Data start
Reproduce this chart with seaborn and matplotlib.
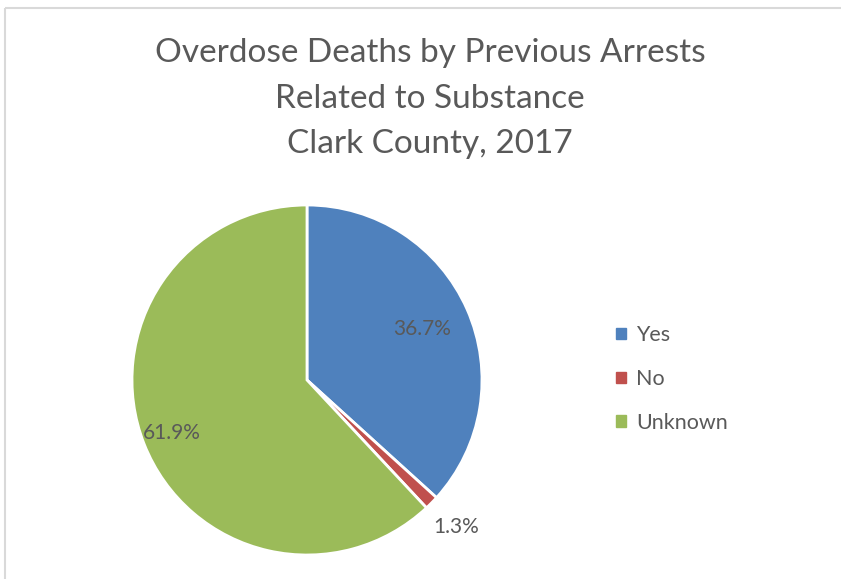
import matplotlib
matplotlib.use("Agg")
import matplotlib.pyplot as plt
import seaborn as sns
import numpy as np
from matplotlib.patches import Rectangle

sns.set_theme(style="white")
plt.rcParams['font.family'] = ['Lato', 'DejaVu Sans']

categories = ["Yes", "No", "Unknown"]
values = [36.7, 1.3, 61.9]
value_labels = ["36.7%", "1.3%", "61.9%"]
title_lines = ["Overdose Deaths by Previous Arrests", "Related to Substance", "Clark County, 2017"]

colors = ["#4F81BD", "#C0504D", "#9BBB59"]
label_dist = [0.72, 1.2, 0.83]
text_color = "#595959"

fig = plt.figure(figsize=(8.41, 5.79), dpi=100)
fig.patch.set_facecolor("white")

# outer frame (top and left)
fig.add_artist(plt.Line2D([5/841, 1.02], [1 - 8/579, 1 - 8/579], transform=fig.transFigure,
                          color="#D9D9D9", lw=1.5, solid_capstyle="butt"))
fig.add_artist(plt.Line2D([5/841, 5/841], [-0.02, 1 - 8/579], transform=fig.transFigure,
                          color="#D9D9D9", lw=1.5, solid_capstyle="butt"))

ax = fig.add_axes([(307 - 175) / 841, (579 - 380 - 175) / 579, 350 / 841, 350 / 579])
wedges, _ = ax.pie(values, colors=colors, startangle=90, counterclock=False, radius=1,
                   wedgeprops=dict(edgecolor="white", linewidth=2))
ax.set_xlim(-1, 1)
ax.set_ylim(-1, 1)
ax.set_aspect("equal")
ax.axis("off")

for w, lab, d in zip(wedges, value_labels, label_dist):
    ang = np.deg2rad((w.theta1 + w.theta2) / 2)
    ax.text(d * np.cos(ang), d * np.sin(ang), lab, ha="center", va="center",
            fontsize=15, color=text_color)

for i, line in enumerate(title_lines):
    fig.text(430 / 841, 1 - (53 + 45.5 * i) / 579, line, ha="center", va="center",
             fontsize=24, color=text_color)

handles = [Rectangle((0, 0), 1, 1, color=c) for c in colors]
fig.legend(handles, categories, loc="center left", bbox_to_anchor=(597 / 841, 1 - 379 / 579),
           frameon=False, fontsize=15.5, labelcolor=text_color, handlelength=0.45, handleheight=0.45,
           handletextpad=0.45, labelspacing=1.1)

fig.savefig("out.png", dpi=100, facecolor="white")
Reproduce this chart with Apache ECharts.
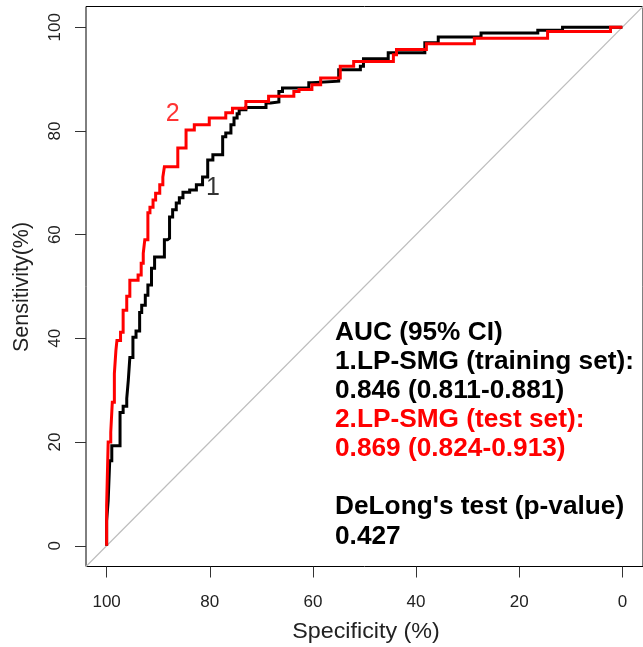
Data end
What to work on :: Each entry must be retyped word for word, with every image omitted.

Result of this task ::
Reproduce this chart with seaborn and matplotlib.
import matplotlib
matplotlib.use("Agg")
import matplotlib.pyplot as plt
import seaborn as sns
import numpy as np
from matplotlib.patches import Rectangle

sns.set_theme(style="white")
plt.rcParams['font.family'] = ['Lato', 'DejaVu Sans']

categories = ["Yes", "No", "Unknown"]
values = [36.7, 1.3, 61.9]
value_labels = ["36.7%", "1.3%", "61.9%"]
title_lines = ["Overdose Deaths by Previous Arrests", "Related to Substance", "Clark County, 2017"]

colors = ["#4F81BD", "#C0504D", "#9BBB59"]
label_dist = [0.72, 1.2, 0.83]
text_color = "#595959"

fig = plt.figure(figsize=(8.41, 5.79), dpi=100)
fig.patch.set_facecolor("white")

# outer frame (top and left)
fig.add_artist(plt.Line2D([5/841, 1.02], [1 - 8/579, 1 - 8/579], transform=fig.transFigure,
                          color="#D9D9D9", lw=1.5, solid_capstyle="butt"))
fig.add_artist(plt.Line2D([5/841, 5/841], [-0.02, 1 - 8/579], transform=fig.transFigure,
                          color="#D9D9D9", lw=1.5, solid_capstyle="butt"))

ax = fig.add_axes([(307 - 175) / 841, (579 - 380 - 175) / 579, 350 / 841, 350 / 579])
wedges, _ = ax.pie(values, colors=colors, startangle=90, counterclock=False, radius=1,
                   wedgeprops=dict(edgecolor="white", linewidth=2))
ax.set_xlim(-1, 1)
ax.set_ylim(-1, 1)
ax.set_aspect("equal")
ax.axis("off")

for w, lab, d in zip(wedges, value_labels, label_dist):
    ang = np.deg2rad((w.theta1 + w.theta2) / 2)
    ax.text(d * np.cos(ang), d * np.sin(ang), lab, ha="center", va="center",
            fontsize=15, color=text_color)

for i, line in enumerate(title_lines):
    fig.text(430 / 841, 1 - (53 + 45.5 * i) / 579, line, ha="center", va="center",
             fontsize=24, color=text_color)

handles = [Rectangle((0, 0), 1, 1, color=c) for c in colors]
fig.legend(handles, categories, loc="center left", bbox_to_anchor=(597 / 841, 1 - 379 / 579),
           frameon=False, fontsize=15.5, labelcolor=text_color, handlelength=0.45, handleheight=0.45,
           handletextpad=0.45, labelspacing=1.1)

fig.savefig("out.png", dpi=100, facecolor="white")
Reproduce this chart with Apache ECharts.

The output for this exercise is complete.